Les grands tumulus de Newgrange, Knowth et Douth et les tombes qui les entourent ont été oubliés jusqu'à leur découverte en 1699 ap. JC. Michael O'Kelly décrit l'événement dans son ouvrage Newgrange : Archaeology, Art and Legend :
La découverte de la « grotte » de Newgrange est due à un besoin de pierres de la part du propriétaire de l'époque, Charles Campbell. Se rendant compte qu'il y en avait en abondance sous le gazon vert d'un monticule proéminent de sa ferme, il demanda à ses ouvriers d'en emporter quelques-unes, ce qui permit de découvrir l'entrée de la tombe. C'était en l'an 1699. Par chance, à la même époque, l'érudit, amateur d’antiquité gallois, Edward Lhwyd, faisait une tournée en Irlande. Lorsqu'il fut informé de la découverte, il se rendit à Newgrange et prit soigneusement note de tout ce qu'il y avait à voir et à entendre.
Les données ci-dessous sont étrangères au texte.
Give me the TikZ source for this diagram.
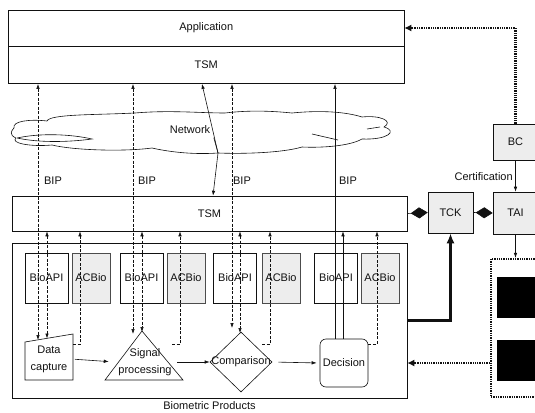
\documentclass[tikz,border=0pt]{standalone}
\usepackage{fontspec}
\setmainfont{Liberation Sans}
\usetikzlibrary{positioning,arrows.meta,calc,shapes.geometric}
\definecolor{speckle}{HTML}{EDEDED}
\definecolor{inkline}{HTML}{111111}

\tikzset{
  every node/.style={font=\fontsize{11}{12}\selectfont},
  layerbox/.style={draw, minimum width=395pt, inner sep=0pt},
  apibox/.style={draw, minimum width=43pt, minimum height=50pt, inner sep=0pt},
  acbox/.style={draw=black!70, fill=speckle, minimum width=38pt, minimum height=50pt, inner sep=0pt},
  keybox/.style={draw, fill=speckle, minimum width=45pt, inner sep=0pt},
  onearrow/.style={-{Latex[length=5pt,width=3.5pt]}},
  twoarrow/.style={{Latex[length=5pt,width=3.5pt]}-{Latex[length=5pt,width=3.5pt]}},
  bipdash/.style={dash pattern=on 3pt off 1.5pt},
  dotline/.style={line width=2.2pt, dash pattern=on 1.3pt off 1pt},
  twoline/.style={align=center, font=\fontsize{11}{17}\selectfont},
}

\begin{document}
\begin{tikzpicture}[x=1pt, y=-1pt, line width=0.6pt, color=inkline]
  \useasboundingbox (0,0) rectangle (535,412);

  % application side
  \node[layerbox, minimum width=395.5pt, minimum height=36pt] (app) at (206.25,28) {Application};
  \node[layerbox, minimum width=395.5pt, minimum height=37pt, below=0pt of app] (tsmup) {TSM};

  % network cloud
  \draw (14,128) .. controls (12,121) and (30,119) .. (47,121)
        .. controls (50,114) and (95,115) .. (135,113)
        .. controls (170,110) and (200,113) .. (225,113)
        .. controls (250,110) and (272,111) .. (292,113)
        .. controls (322,110) and (346,112) .. (362,117)
        .. controls (380,115) and (394,121) .. (384,127)
        .. controls (398,131) and (388,140) .. (362,139)
        .. controls (350,146) and (322,148) .. (302,147)
        .. controls (282,153) and (242,154) .. (218,153)
        .. controls (190,155) and (165,151) .. (152,148)
        .. controls (122,152) and (72,150) .. (52,145)
        .. controls (30,147) and (10,143) .. (16,138)
        .. controls (9,135) and (11,131) .. (14,128) -- cycle;
  \draw (17,138) .. controls (40,133) and (70,134) .. (92,139) .. controls (70,142) and (40,143) .. (17,138);
  \draw (312,134) -- (338,140);
  \draw (367,129) -- (380,127);
  \node (netlbl) at (190,130) {Network};
  \coordinate (netpt) at (218,153);

  % product side
  \node[layerbox, minimum height=35pt] (tsmlow) at (209.5,213.5) {TSM};
  \node[layerbox, minimum height=155pt] (bp) at (209.5,320.5) {};
  \node[below=0pt of bp] (bplabel) {Biometric Products};

  \foreach \i/\xa/\xb in {1/46.5/91, 2/141.5/186, 3/235/281, 4/336/380}{
    \node[apibox] (bio\i) at (\xa,278) {BioAPI};
    \node[acbox] (acb\i) at (\xb,278) {ACBio};
  }

  % processing chain
  \coordinate (dcnw) at (25,342);
  \coordinate (dcne) at (73,334);
  \draw (dcnw) -- (dcne) -- (73,380) -- (25,380) -- cycle;
  \node[twoline] (dc) at (49,359) {Data\\capture};

  \coordinate (sptop) at (142,331);
  \draw (sptop) -- (183,380) -- (105,380) -- cycle;
  \node[twoline] (sp) at (145,362) {Signal\\processing};

  \node[diamond, draw, minimum width=62pt, minimum height=60pt, inner sep=0pt] (cmp) at (241,362) {};
  \node (cmptxt) at (cmp) {Comparison};

  \node[draw, rounded corners=6pt, minimum width=48pt, minimum height=48pt, inner sep=0pt] (dec) at (344,363) {Decision};

  \draw[onearrow, shorten <=4pt, shorten >=6pt] (dc.east) -- (sp.west);
  \draw[onearrow, shorten <=2pt] (sp.east) -- (cmp.west);
  \draw[onearrow, shorten <=6pt, shorten >=3pt] (cmp.east) -- (dec.west);

  % BIP channels
  \foreach \xu/\eu/\xl/\el/\xc/\xe in {38/340/47/338.5/80/73, 133/334/142/332/180/172, 232/328/240/333/270/262}{
    \draw[bipdash, twoarrow] (tsmup.south -| \xu,0) -- (\xu,\eu);
    \draw[bipdash, twoarrow] (tsmlow.south -| \xl,0) -- (\xl,\el);
    \draw[bipdash, onearrow] (\xe,344) -- (\xc,344) -- (tsmlow.south -| \xc,0);
  }
  \draw[onearrow] (dec.north -| 335,0) -- (tsmup.south -| 335,0);
  \draw[onearrow] (dec.north -| 343,0) -- (tsmlow.south -| 343,0);
  \draw[bipdash, onearrow] (dec.east |- 0,344) -- (377,344) -- (tsmlow.south -| 377,0);

  \foreach \x [count=\k] in {53,147,242,348}
    \node (bip\k) at (\x,181) {BIP};

  \draw (netlbl.south east) -- (netpt);
  \draw[onearrow] (netpt) -- (tsmup.south -| 202,0);
  \draw[onearrow] (netpt) -- (tsmlow.north -| 213,0);

  % certification side
  \node[keybox, minimum height=36pt] (bc) at (515.5,142) {BC};
  \node[keybox, minimum height=41pt] (tck) at (450.5,212.5) {TCK};
  \node[keybox, minimum height=42pt] (tai) at (515.5,213) {TAI};
  \node[anchor=east, inner sep=1pt] (certlbl) at (514,177) {Certification};

  \draw[onearrow] (bc.south) -- (tai.north);
  \draw[-{Diamond[length=17pt,width=11pt]}] (tsmlow.east) -- (tck.west);
  \draw[-{Diamond[length=17pt,width=11pt]}] (tck.east) -- (tai.west);
  \draw[line width=2.2pt, -{Latex[length=10pt,width=8pt]}] (bp.east) -| (tck.south);
  \draw[dotline, -{Latex[length=7pt,width=7pt]}] (bc.north) |- (app.east);

  \node[draw, dotline, minimum width=54pt, minimum height=138pt, inner sep=0pt] (panel) at (518,328) {};
  \node[fill=black, minimum width=45pt, minimum height=41pt, inner sep=0pt, anchor=north west] (keyA) at (497,277) {};
  \node[fill=black, minimum width=45pt, minimum height=41pt, inner sep=0pt, anchor=north west] (keyB) at (497,340) {};
  \draw[onearrow] (tai.south) -- (tai.south |- panel.north);
  \draw[dotline, -{Latex[length=7pt,width=7pt]}] (panel.west |- dec) -- (bp.east |- dec);
\end{tikzpicture}
\end{document}
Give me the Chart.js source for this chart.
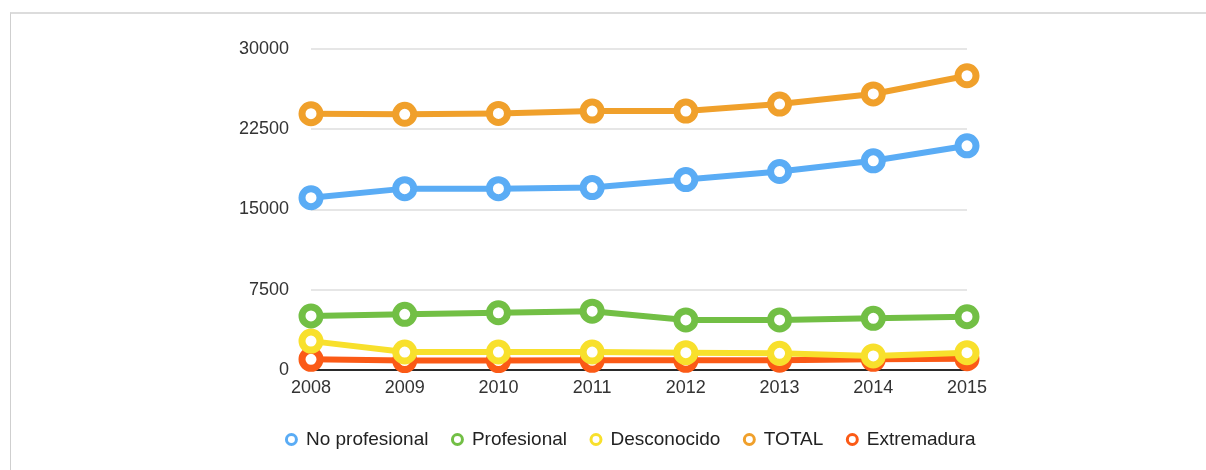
<!DOCTYPE html>
<html>
<head>
<meta charset="utf-8">
<script src="https://cdn.jsdelivr.net/npm/chart.js@4/dist/chart.umd.min.js"></script>
<style>
  html, body { margin: 0; padding: 0; background: #fff; }
  #frame { position: absolute; left: 10px; top: 12px; width: 1196px; height: 458px;
           border-left: 1px solid #cfcfcf; border-top: 2px solid #dcdcdc; box-sizing: border-box; }
  #wrap { position: absolute; left: 0; top: 0; width: 1206px; height: 470px; }
</style>
</head>
<body>
<div id="frame"></div>
<div id="wrap"><canvas id="c" width="1206" height="470"></canvas></div>
<script>
const years = ['2008', '2009', '2010', '2011', '2012', '2013', '2014', '2015'];
const noProfesional = [16100, 16950, 16950, 17050, 17800, 18550, 19550, 20950];
const profesional   = [5050, 5200, 5350, 5500, 4680, 4680, 4830, 4980];
const desconocido   = [2700, 1680, 1680, 1680, 1620, 1560, 1320, 1620];
const total         = [23950, 23900, 23980, 24200, 24200, 24850, 25800, 27500];
const extremadura   = [1000, 880, 880, 900, 900, 920, 1000, 1050];
const yTicks = [0, 7500, 15000, 22500, 30000];

const names  = ['No profesional', 'Profesional', 'Desconocido', 'TOTAL', 'Extremadura'];
const series = [noProfesional, profesional, desconocido, total, extremadura];
const colors = ['#5aacf5', '#72bf45', '#f8e02c', '#f0a02b', '#fb5a16'];

const FONT = "'Liberation Sans', Arial, Helvetica, sans-serif";

const datasets = names.map((n, i) => ({
  label: n,
  data: series[i],
  borderColor: colors[i],
  backgroundColor: '#ffffff',
  borderWidth: 6,
  pointRadius: 9,
  pointHoverRadius: 9,
  pointBorderWidth: 7,
  pointBackgroundColor: '#ffffff',
  pointBorderColor: colors[i],
  tension: 0,
  clip: false
}));

// centre the legend under the plot area instead of under the whole canvas
const legendShift = {
  id: 'legendShift',
  afterLayout(chart) {
    const lg = chart.legend;
    if (!lg) return;
    const ca = chart.chartArea;
    const mid = (lg.left + lg.right) / 2;
    const target = (ca.left + ca.right) / 2 - 8;
    const d = target - mid;
    lg.left += d; lg.right += d;
  }
};

new Chart(document.getElementById('c'), {
  type: 'line',
  data: { labels: years, datasets },
  plugins: [legendShift],
  options: {
    responsive: false,
    animation: false,
    layout: { padding: { left: 0, right: 239, top: 49, bottom: 11 } },
    scales: {
      x: {
        offset: false,
        grid: { display: false, drawTicks: false },
        border: { display: false },
        ticks: { color: '#333', font: { family: FONT, size: 18 }, padding: 7, maxRotation: 0 },
        afterFit: s => { s.height = 36; }
      },
      y: {
        min: 0, max: 30000,
        afterBuildTicks: s => { s.ticks = yTicks.map(v => ({ value: v })); },
        grid: {
          drawTicks: false,
          lineWidth: 2,
          color: c => (c.tick && c.tick.value === 0) ? '#2a2a2a' : '#e6e6e6'
        },
        border: { display: false },
        ticks: { color: '#333', font: { family: FONT, size: 18 }, padding: 22,
                 callback: v => String(v) },
        afterFit: s => { s.width = 311; }
      }
    },
    plugins: {
      legend: {
        position: 'bottom',
        labels: {
          color: '#222',
          font: { family: FONT, size: 19 },
          usePointStyle: true,
          pointStyle: 'circle',
          boxHeight: 7,
          pointStyleWidth: 10,
          padding: 24,
          generateLabels: chart => {
            const items = Chart.defaults.plugins.legend.labels.generateLabels(chart);
            items.forEach(it => { it.lineWidth = 3; it.fillStyle = '#ffffff'; });
            return items;
          }
        }
      },
      tooltip: { enabled: false }
    }
  }
});
</script>
</body>
</html>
Il a écrit à ses amis à ce sujet et quatre de ses lettres sont conservées, toutes donnant essentiellement les mêmes informations. La première lettre est datée du 15 décembre 1699 et l'on peut en déduire que la « grotte », comme on l'appelait, avait été ouverte peu de temps auparavant et que Lhwyd avait pu obtenir des comptes rendus de première main de sa découverte. Il a décrit ce qu'il a vu dans les mêmes termes précis qu'il avait l'habitude d'utiliser dans ses études botaniques et autres (24).
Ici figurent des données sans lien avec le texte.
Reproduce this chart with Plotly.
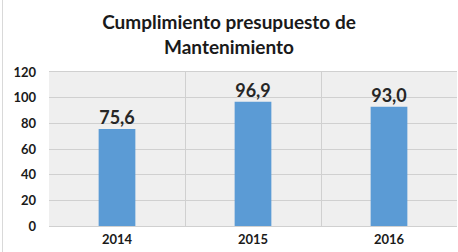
import plotly.graph_objects as go

years = ["2014", "2015", "2016"]
values = [75.6, 96.9, 93.0]
y_ticks = [0, 20, 40, 60, 80, 100, 120]

fig = go.Figure()
fig.add_trace(go.Bar(
    x=years, y=values,
    marker=dict(color="#5b9bd5", line=dict(width=0)),
    width=0.27,
    hoverinfo="skip",
))
fig.add_trace(go.Scatter(
    x=years, y=values,
    mode="text",
    text=values,
    texttemplate="%{y:.1f}",
    textposition="top center",
    textfont=dict(family="Lato", size=18, color="#262626", weight="bold"),
    cliponaxis=False,
    hoverinfo="skip",
))

fig.update_layout(
    width=458, height=252,
    margin=dict(l=49, r=1, t=72, b=26),
    paper_bgcolor="white",
    plot_bgcolor="#efefef",
    separators=",.",
    showlegend=False,
    title=dict(
        text="<b>Cumplimiento presupuesto de<br>Mantenimiento</b>",
        x=0.5, xanchor="center", y=0.885, yanchor="middle",
        font=dict(family="Lato", size=19, color="#1a1a1a"),
    ),
    font=dict(family="Lato", color="#1a1a1a"),
)
fig.update_xaxes(
    type="category",
    tickson="boundaries",
    showgrid=True, gridcolor="#d0d0d0", gridwidth=1,
    showline=True, linecolor="#d0d0d0", mirror=True,
    ticks="", tickfont=dict(family="Lato", size=13, color="#1a1a1a", weight="bold"),
    ticklabelstandoff=1,
)
fig.update_yaxes(
    range=[0, 120], tickvals=y_ticks,
    showgrid=True, gridcolor="#d0d0d0", gridwidth=1,
    zeroline=False,
    ticks="", tickfont=dict(family="Lato", size=13, color="#1a1a1a", weight="bold"),
    ticklabelstandoff=12,
)
fig.add_shape(type="rect", xref="paper", yref="paper",
              x0=-0.114, x1=1.01, y0=-0.2, y1=1.6,
              line=dict(color="#d9d9d9", width=1), layer="below")

fig.write_html("out.html", config={"displayModeBar": False},
               post_script="document.body.style.margin='0';")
Lhwyd fut suivi par Sir Thomas Molyneaux de l'Université de Dublin qui fit d'autres observations qui en attirèrent encore d'autres. Aucun de ces érudits ne croyait que le monument de Newgrange avait été construit par les autochtones d'Irlande, car l'attitude anglaise dominante à l'égard des Irlandais était qu'ils étaient de grossiers barbares incapables d'un tel exploit. Newgrange a été attribué aux Vikings et même aux Égyptiens. Tout au long du 18e siècle, le site a été visité par un certain nombre d'experts en antiquité qui ont spéculé sur l'origine et le but du monticule et, au 19e siècle, par d'autres encore, dont l'érudit John O'Donovan et l'artiste George Petrie, qui ont fait des évaluations plus instructives de Newgrange. En 1882, le monument fut pris en charge par le gouvernement du Royaume-Uni de Grande-Bretagne et d'Irlande par le biais de l'Ancient Monuments Protection Act et des efforts de conservation furent initiés.
Newgrange aujourd'hui
Ce n'est qu'en 1962 qu'une fouille approfondie du site a été entreprise par Michael J. O'Kelly, jusqu'en 1973. Ce sont les fouilles et le projet de restauration de O'Kelly qui ont donné naissance au monument que l'on visite aujourd'hui. En 1993, Newgrange a été classé au patrimoine mondial de l'UNESCO et il est le plus connu des nombreux cairns néolithiques du monde (comme Maeshowe en Ecosse ou Gavrinis en Bretagne, entre autres). L'accès au site se fait par le centre des visiteurs de Brù na Bóinne, qui propose des visites guidées. Plus de 200 000 personnes du monde entier visitent Newgrange chaque année, et une loterie est organisée pour sélectionner ceux qui souhaitent participer à l'observation du lever du soleil au solstice d'hiver. Le nombre de candidats (plusieurs milliers) témoigne de l'attrait durable et du mystère du grand monument de Newgrange.